Real estate portals including Domain and REA Group's realestate.com.au both host automated duplicate-detection systems, but neither platform publicly certifies listings as duplicate-free before they go live. The gap between detection and correction is where most of the harm happens. An agent in Blacktown Road or a building manager running a complex near Rhodes Waterside can re-upload the same floor plan photograph from a 2019 renovation and have it displayed alongside a unit that has since been substantially altered.
What the Platforms and Agents Must Decide Now
The immediate fork in the road involves two distinct choices. First, real estate portals must decide whether duplicate-image filtering should be a mandatory gate before publication, or an after-the-fact flagging system.
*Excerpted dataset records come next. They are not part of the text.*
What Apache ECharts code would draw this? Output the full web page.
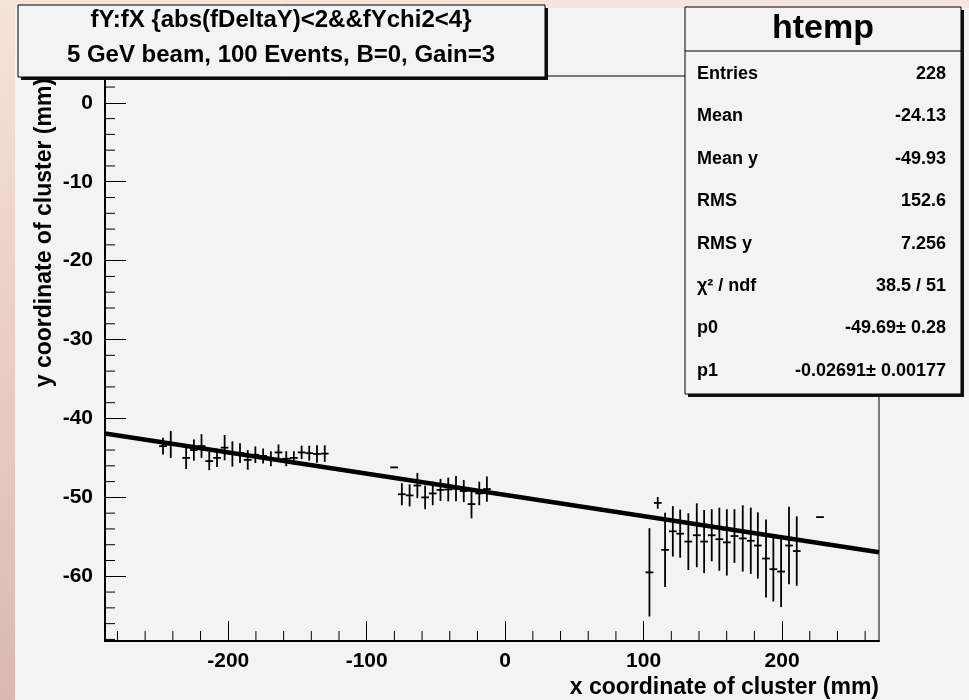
<!DOCTYPE html>
<html>
<head>
<meta charset="utf-8">
<script src="https://cdn.jsdelivr.net/npm/echarts@6/dist/echarts.min.js"></script>
<style>
html,body{margin:0;padding:0;background:#f3f3f3;}
#chart{width:969px;height:700px;}
</style>
</head>
<body>
<div id="chart"></div>
<script>
// ---- data ----
const titleLines = ['fY:fX {abs(fDeltaY)<2&&fYchi2<4}', '5 GeV beam, 100 Events, B=0, Gain=3'];
const xAxisTitle = 'x coordinate of cluster (mm)';
const yAxisTitle = 'y coordinate of cluster (mm)';
const statsTitle = 'htemp';
const statLabels = ['Entries', 'Mean', 'Mean y', 'RMS', 'RMS y', 'χ² / ndf', 'p0', 'p1'];
const statValues = ['228', '-24.13', '-49.93', '152.6', '7.256', '38.5 / 51', '-49.69± 0.28', '-0.02691± 0.00177'];
const p0 = -49.69;
const p1 = -0.02691;

const xMin = -289, xMax = 270;
const yMin = -68.2, yMax = 3.4;
const xMajorTicks = [-200, -100, 0, 100, 200];
const xMinorTicks = [-280, -260, -240, -220, -180, -160, -140, -120, -80, -60, -40, -20, 20, 40, 60, 80, 120, 140, 160, 180, 220, 240, 260];
const yMajorTicks = [0, -10, -20, -30, -40, -50, -60];
const yMinorTicks = [2, -2, -4, -6, -8, -12, -14, -16, -18, -22, -24, -26, -28, -32, -34, -36, -38, -42, -44, -46, -48, -52, -54, -56, -58, -62, -64, -66, -68];

const binHalfWidth = 2.8;

const profX = [
  -247.1, -241.5, -230.4, -224.8, -219.3, -213.7, -208.1, -202.6, -197.0, -191.5, -185.9, -180.4, -174.8, -169.2, -163.7, -158.1, -152.6, -147.0, -141.5, -135.9, -130.3,
  -80.2,
  -74.6, -69.0, -63.4, -57.8, -52.3, -46.7, -41.1, -35.5, -29.9, -24.3, -18.7, -13.2,
  104.2, 110.2, 115.5, 121.1, 126.4, 132.3, 138.4, 143.7, 149.2, 154.7, 160.1, 165.6, 171.6, 177.4, 182.5, 188.4, 193.7, 199.3, 205.0, 210.6,
  227.4
];
const profY = [
  -43.5, -43.3, -45.0, -44.0, -43.5, -45.4, -45.0, -43.7, -44.5, -44.4, -45.25, -44.6, -44.75, -45.1, -44.3, -45.1, -45.0, -44.3, -44.4, -44.5, -44.45,
  -46.2,
  -49.6, -49.75, -48.5, -50.0, -49.5, -49.05, -49.0, -48.9, -49.2, -50.85, -49.5, -48.95,
  -59.5, -50.7, -56.65, -54.3, -54.6, -55.6, -54.8, -55.6, -54.8, -55.3, -55.7, -54.9, -55.2, -55.5, -56.1, -57.75, -59.1, -59.4, -56.1, -56.8,
  -52.5
];
const profErr = [
  1.05, 1.7, 1.4, 1.35, 1.5, 1.15, 1.15, 1.6, 1.6, 1.25, 1.25, 1.05, 0.95, 0.95, 1.0, 0.95, 0.85, 0.85, 0.95, 1.1, 1.05,
  0,
  1.4, 1.4, 1.6, 1.5, 1.5, 1.4, 1.5, 1.6, 1.4, 1.8, 1.5, 1.6,
  5.6, 0.74, 4.7, 3.2, 3.05, 3.6, 4.05, 4.0, 3.3, 4.0, 4.2, 3.4, 4.2, 4.2, 4.2, 4.95, 4.1, 4.5, 4.9, 4.4,
  0
];
const fitX = [xMin, xMax];

// ---- build chart ----
const FONT = '"Liberation Sans", Arial, Helvetica, sans-serif';
const BG = '#f3f3f3';
const chart = echarts.init(document.getElementById('chart'), null, {renderer: 'canvas'});

const profData = profX.map((x, i) => [x, profY[i], profErr[i]]);
const fitData = fitX.map(x => [x, p0 + p1 * x]);
const xMinorData = xMinorTicks.map(v => [v, yMin]);
const yMinorData = yMinorTicks.map(v => [xMin, v]);

const G = {left: 105, top: 76, right: 90, bottom: 59};

const graphics = [];
graphics.push({type: 'rect', z: 1, silent: true, shape: {x: 0, y: 0, width: 969, height: 8},
  style: {fill: '#f7e5db'}});
graphics.push({type: 'rect', z: 1, silent: true, shape: {x: 0, y: 0, width: 15, height: 700},
  style: {fill: new echarts.graphic.LinearGradient(0, 0, 0, 1, [
    {offset: 0, color: '#f6e3d8'}, {offset: 1, color: '#dbb9b0'}])}});

// title box
graphics.push({type: 'rect', z: 100, silent: true, shape: {x: 21, y: 8, width: 527, height: 72}, style: {fill: '#111'}});
graphics.push({type: 'rect', z: 101, silent: true, shape: {x: 18, y: 5, width: 527, height: 72}, style: {fill: BG, stroke: '#000', lineWidth: 1}});
titleLines.forEach((t, i) => {
  graphics.push({type: 'text', z: 102, silent: true, x: 281, y: 20 + i * 35,
    style: {text: t, font: 'bold 24px ' + FONT, fill: '#000', align: 'center', verticalAlign: 'middle'}});
});

// stats box
const SB = {x: 685, y: 7, w: 276, h: 387};
graphics.push({type: 'rect', z: 100, silent: true, shape: {x: SB.x + 3, y: SB.y + 3, width: SB.w, height: SB.h}, style: {fill: '#111'}});
graphics.push({type: 'rect', z: 101, silent: true, shape: {x: SB.x, y: SB.y, width: SB.w, height: SB.h}, style: {fill: BG, stroke: '#000', lineWidth: 1}});
graphics.push({type: 'line', z: 102, silent: true, shape: {x1: SB.x, y1: 51, x2: SB.x + SB.w, y2: 51}, style: {stroke: '#000', lineWidth: 1}});
graphics.push({type: 'text', z: 102, silent: true, x: SB.x + SB.w / 2, y: 29,
  style: {text: statsTitle, font: 'bold 34px ' + FONT, fill: '#000', align: 'center', verticalAlign: 'middle'}});
statLabels.forEach((lab, i) => {
  const yy = 74 + i * 42.4;
  graphics.push({type: 'text', z: 102, silent: true, x: 697, y: yy,
    style: {text: lab, font: 'bold 18px ' + FONT, fill: '#000', align: 'left', verticalAlign: 'middle'}});
  graphics.push({type: 'text', z: 102, silent: true, x: 946, y: yy,
    style: {text: statValues[i], font: 'bold 18px ' + FONT, fill: '#000', align: 'right', verticalAlign: 'middle'}});
});

// axis titles
graphics.push({type: 'text', z: 50, silent: true, x: 879, y: 688,
  style: {text: xAxisTitle, font: 'bold 23px ' + FONT, fill: '#000', align: 'right', verticalAlign: 'middle'}});
graphics.push({type: 'text', z: 50, silent: true, x: 45, y: 78, rotation: Math.PI / 2,
  style: {text: yAxisTitle, font: 'bold 23px ' + FONT, fill: '#000', align: 'right', verticalAlign: 'middle'}});

const labelStyle = {color: '#000', fontFamily: FONT, fontWeight: 'bold', fontSize: 21};

function tickRenderer(dir, len) {
  return function (params, api) {
    const p = api.coord([api.value(0), api.value(1)]);
    const x2 = dir === 'x' ? p[0] : p[0] + len;
    const y2 = dir === 'x' ? p[1] - len : p[1];
    return {type: 'line', shape: {x1: p[0], y1: p[1], x2: x2, y2: y2},
      style: {stroke: '#000', lineWidth: 1}};
  };
}

const option = {
  animation: false,
  backgroundColor: BG,
  grid: {left: G.left, top: G.top, right: G.right, bottom: G.bottom, show: true,
    borderColor: '#000', borderWidth: 1, backgroundColor: 'transparent', containLabel: false},
  xAxis: {type: 'value', min: xMin, max: xMax, position: 'bottom',
    axisLine: {show: true, onZero: false, lineStyle: {color: '#000', width: 2}},
    axisTick: {show: true, inside: true, length: 20, customValues: xMajorTicks, lineStyle: {color: '#000', width: 1}},
    axisLabel: {show: true, customValues: xMajorTicks, margin: 10, ...labelStyle},
    splitLine: {show: false}},
  yAxis: {type: 'value', min: yMin, max: yMax, position: 'left',
    axisLine: {show: true, onZero: false, lineStyle: {color: '#000', width: 2}},
    axisTick: {show: true, inside: true, length: 21, customValues: yMajorTicks, lineStyle: {color: '#000', width: 1}},
    axisLabel: {show: true, customValues: yMajorTicks, margin: 12, ...labelStyle},
    splitLine: {show: false}},
  graphic: graphics,
  series: [
    {type: 'custom', name: 'xMinorTicks', z: 2, silent: true, clip: false,
      data: xMinorData, renderItem: tickRenderer('x', 10)},
    {type: 'custom', name: 'yMinorTicks', z: 2, silent: true, clip: false,
      data: yMinorData, renderItem: tickRenderer('y', 10)},
    {type: 'custom', name: 'profile', z: 3,
      data: profData,
      renderItem: function (params, api) {
        const x = api.value(0), y = api.value(1), e = api.value(2);
        const l = api.coord([x - binHalfWidth, y]);
        const r = api.coord([x + binHalfWidth, y]);
        const children = [{type: 'line', shape: {x1: l[0], y1: l[1], x2: r[0], y2: r[1]},
          style: {stroke: '#000', lineWidth: 1.8}}];
        if (e > 0) {
          const t = api.coord([x, y + e]);
          const b = api.coord([x, y - e]);
          children.push({type: 'line', shape: {x1: t[0], y1: t[1], x2: b[0], y2: b[1]},
            style: {stroke: '#000', lineWidth: 1.8}});
        }
        return {type: 'group', children: children};
      }},
    {type: 'line', name: 'fit', z: 4,
      data: fitData, symbol: 'none', silent: true,
      lineStyle: {color: '#000', width: 4.5}}
  ]
};
chart.setOption(option);
</script>
</body>
</html>
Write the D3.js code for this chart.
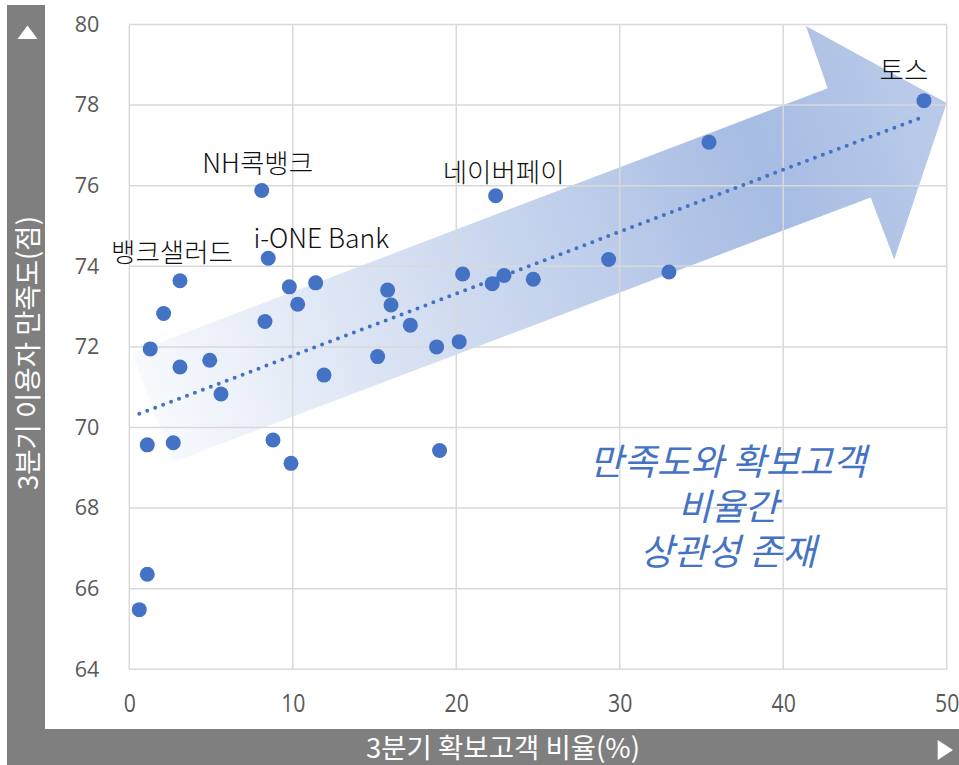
<!DOCTYPE html>
<html><head><meta charset="utf-8">
<script src="https://cdn.jsdelivr.net/npm/d3@7"></script>
<style>body{margin:0;background:#fff}</style></head>
<body><svg id="c" width="959" height="765"></svg>
<script>
// ---- data ----
const shareValues = [0.61, 1.10, 1.10, 2.69, 1.28, 2.10, 3.10, 3.10, 4.92, 5.61,
  8.10, 8.50, 8.30, 8.79, 9.79, 10.30, 11.40, 9.89, 11.91, 15.19,
  15.80, 16.01, 17.19, 18.80, 18.98, 20.18, 20.39, 22.41, 22.20, 22.92,
  24.71, 29.32, 33.01, 35.46, 48.61];
const satisfactionValues = [65.48, 66.36, 69.57, 69.62, 71.95, 72.83, 73.64, 71.50, 71.67, 70.83,
  75.88, 74.20, 72.63, 69.69, 73.49, 73.06, 73.59, 69.11, 71.30, 71.76,
  73.41, 73.04, 72.54, 72.00, 69.43, 72.13, 73.81, 75.75, 73.57, 73.77,
  73.68, 74.17, 73.86, 77.08, 78.11];
const labelNames = ["토스", "NH콕뱅크", "네이버페이", "i-ONE Bank", "뱅크샐러드"];
const labelIndex = [34, 10, 27, 11, 6];
const xTicks = [0, 10, 20, 30, 40, 50];
const yTicks = [64, 66, 68, 70, 72, 74, 76, 78, 80];
const xTitle = "3분기 확보고객 비율(%)";
const yTitle = "3분기 이용자 만족도(점)";
const noteLines = ["만족도와 확보고객", "비율간", "상관성 존재"];
// arrow outline in data units (share, satisfaction)
const arrowShare = [0.17, 42.72, 41.39, 50.0, 46.79, 45.35, 2.65];
const arrowSat = [71.85, 78.42, 79.96, 78.05, 74.17, 75.71, 69.14];

// ---- layout ----
const W = 959, H = 765;
const pLeft = 129.3, pRight = 946.7, pTop = 24.5, pBottom = 669.3;
const x = d3.scaleLinear().domain([0, 50]).range([pLeft, pRight]);
const y = d3.scaleLinear().domain([64, 80]).range([pBottom, pTop]);
const svg = d3.select("#c");
const blue = "#4472C4";
const grey = "#7f7f7f";

// grey title bands
svg.append("rect").attr("x", 7).attr("y", 5).attr("width", 38).attr("height", H - 5).attr("fill", grey);
svg.append("rect").attr("x", 7).attr("y", 729).attr("width", W - 7).attr("height", H - 729).attr("fill", grey);
svg.append("path").attr("d", "M27.5,25.5L37.5,39L17.5,39Z").attr("fill", "#fff");
svg.append("path").attr("d", "M937.7,740L953,750L937.7,760Z").attr("fill", "#fff");

svg.append("text").attr("transform", "translate(38,353) rotate(-90)")
  .attr("text-anchor", "middle").attr("fill", "#fff")
  .attr("font-family", "'Noto Sans CJK KR', sans-serif").attr("font-size", 27.5)
  .text(yTitle);
svg.append("text").attr("transform", "translate(503,758)")
  .attr("text-anchor", "middle").attr("fill", "#fff")
  .attr("font-family", "'Noto Sans CJK KR', sans-serif").attr("font-size", 27.5)
  .text(xTitle);

// arrow
const defs = svg.append("defs");
const grad = defs.append("linearGradient").attr("id", "ag").attr("gradientUnits", "userSpaceOnUse")
  .attr("x1", x(1)).attr("y1", y(70.5)).attr("x2", x(49)).attr("y2", y(77));
grad.append("stop").attr("offset", 0).attr("stop-color", "#f8fafd");
grad.append("stop").attr("offset", 0.8).attr("stop-color", "#a7bce3");
grad.append("stop").attr("offset", 1).attr("stop-color", "#b9cae9");
const arrowPts = arrowShare.map((s, i) => [x(s), y(arrowSat[i])]);
svg.append("path").attr("d", d3.line()(arrowPts) + "Z").attr("fill", "url(#ag)");

// grid
const grid = svg.append("g").attr("stroke", "#d9d9d9").attr("stroke-width", 1.5);
xTicks.forEach(t => grid.append("line").attr("x1", x(t)).attr("x2", x(t)).attr("y1", pTop).attr("y2", pBottom));
yTicks.forEach(t => grid.append("line").attr("x1", pLeft).attr("x2", pRight).attr("y1", y(t)).attr("y2", y(t)));

// axes
const ya = svg.append("g").attr("transform", `translate(${pLeft},0)`)
  .call(d3.axisLeft(y).tickValues(yTicks).tickSize(0).tickPadding(30));
ya.select(".domain").remove();
ya.selectAll("text").attr("font-family", "'Open Sans', sans-serif").attr("font-size", 21.5).attr("fill", "#595959");
const xa = svg.append("g").attr("transform", `translate(0,${pBottom})`)
  .call(d3.axisBottom(x).tickValues(xTicks).tickSize(0).tickPadding(25));
xa.select(".domain").remove();
xa.selectAll("text").attr("font-family", "'Open Sans', sans-serif").attr("font-size", 25).attr("fill", "#595959")
  .attr("transform", "scale(0.85,1)");

// trendline (least squares)
const mx = d3.mean(shareValues), my = d3.mean(satisfactionValues);
let sxy = 0, sxx = 0;
shareValues.forEach((v, i) => { sxy += (v - mx) * (satisfactionValues[i] - my); sxx += (v - mx) * (v - mx); });
const slope = sxy / sxx, icpt = my - slope * mx;
const [x0, x1] = d3.extent(shareValues);
svg.append("line").attr("x1", x(x0)).attr("y1", y(icpt + slope * x0))
  .attr("x2", x(x1)).attr("y2", y(icpt + slope * x1))
  .attr("stroke", blue).attr("stroke-width", 4).attr("stroke-linecap", "round")
  .attr("stroke-dasharray", "0 8.5");

// points
svg.append("g").selectAll("circle").data(shareValues).join("circle")
  .attr("cx", d => x(d)).attr("cy", (d, i) => y(satisfactionValues[i]))
  .attr("r", 7.5).attr("fill", blue);

// labels
const labelOffset = { "토스": [-20, -21], "NH콕뱅크": [-4, -18], "네이버페이": [8, -14], "i-ONE Bank": [53, -10], "뱅크샐러드": [-8, -19] };
labelNames.forEach((n, k) => {
  const i = labelIndex[k];
  const o = labelOffset[n];
  svg.append("text").attr("x", x(shareValues[i]) + o[0]).attr("y", y(satisfactionValues[i]) + o[1])
    .attr("text-anchor", "middle").attr("fill", "#111")
    .attr("font-family", "'Noto Sans CJK KR', sans-serif").attr("font-size", 26.5).attr("font-weight", 300)
    .text(n);
});

// note
const note = svg.append("text").attr("text-anchor", "middle").attr("fill", blue)
  .attr("font-family", "'Noto Sans CJK KR', sans-serif").attr("font-size", 36.5).attr("font-style", "italic");
noteLines.forEach((t, i) => note.append("tspan").attr("x", 728).attr("y", 475 + i * 45).text(t));
</script>
</body></html>
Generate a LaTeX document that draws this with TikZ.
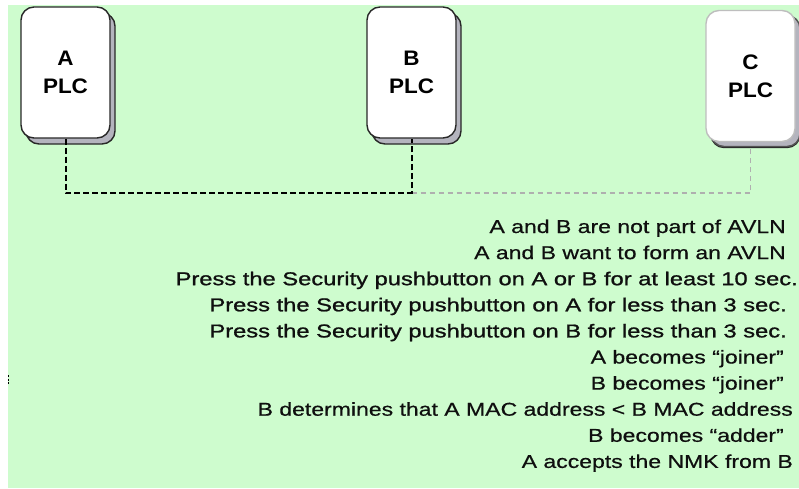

A mandatory gate stops the misinformation reaching consumers; a flagging system relies on someone — usually the listing agent — to act after a complaint is lodged.
Second, agencies and property managers need internal policies on re-photography timelines. Under the NSW Fair Trading Act, vendors and agents have obligations around misleading conduct in property transactions, and Fair Trading's complaint register has recorded a steady rise in listing-related disputes over the past 18 months, though the agency does not publicly break down what share involve photographic misrepresentation. The Real Estate Institute of NSW has issued guidance encouraging members to rephotograph properties after significant internal changes, but the guidance is voluntary.
For renters applying for units in suburbs like Auburn, Fairfield and Liverpool — where competition for sub-$550-per-week dwellings remains fierce — the practical stakes are high. A tenant who signs a lease on the basis of photographs showing a renovated kitchen, only to find the original 1990s fitout still in place, has grounds for a complaint to NSW Fair Trading or the NSW Civil and Administrative Tribunal, but the process is slow and the outcome uncertain.
The Practical Steps for Buyers and Renters Right Now
Anyone inspecting a Sydney property remotely — or relying on a listing because a physical inspection was not possible before an application deadline — should do several things before committing. Request a dated video walkthrough from the agent, not a pre-recorded promotional clip. Ask explicitly when the photographs were taken and whether the internal fitout is current to that date. Cross-reference the listing photographs with the property's previous listings using free tools on both major portals, which display a property's sales and rental history including older images.
The City of Parramatta Council, which oversees one of the fastest-growing residential precincts in the country, has flagged property listing accuracy as a concern it intends to raise with the state government's housing task force. The NSW Department of Planning is expected to release an updated rental reform discussion paper before the end of the third quarter of 2026, and consumer groups including the Tenants' Union of NSW have been advocating for photographic accuracy standards to be included in that review.
The decisions made in the next 60 days — by portals, agents, Fair Trading and the planning department — will determine whether Sydney's listing ecosystem catches up to the reality of a city where housing scarcity has made every photograph consequential. The Tenants' Union's submission window to the state government's rental reform process closes in September 2026, which is the clearest near-term opportunity for advocates to put photographic standards on the legislative agenda.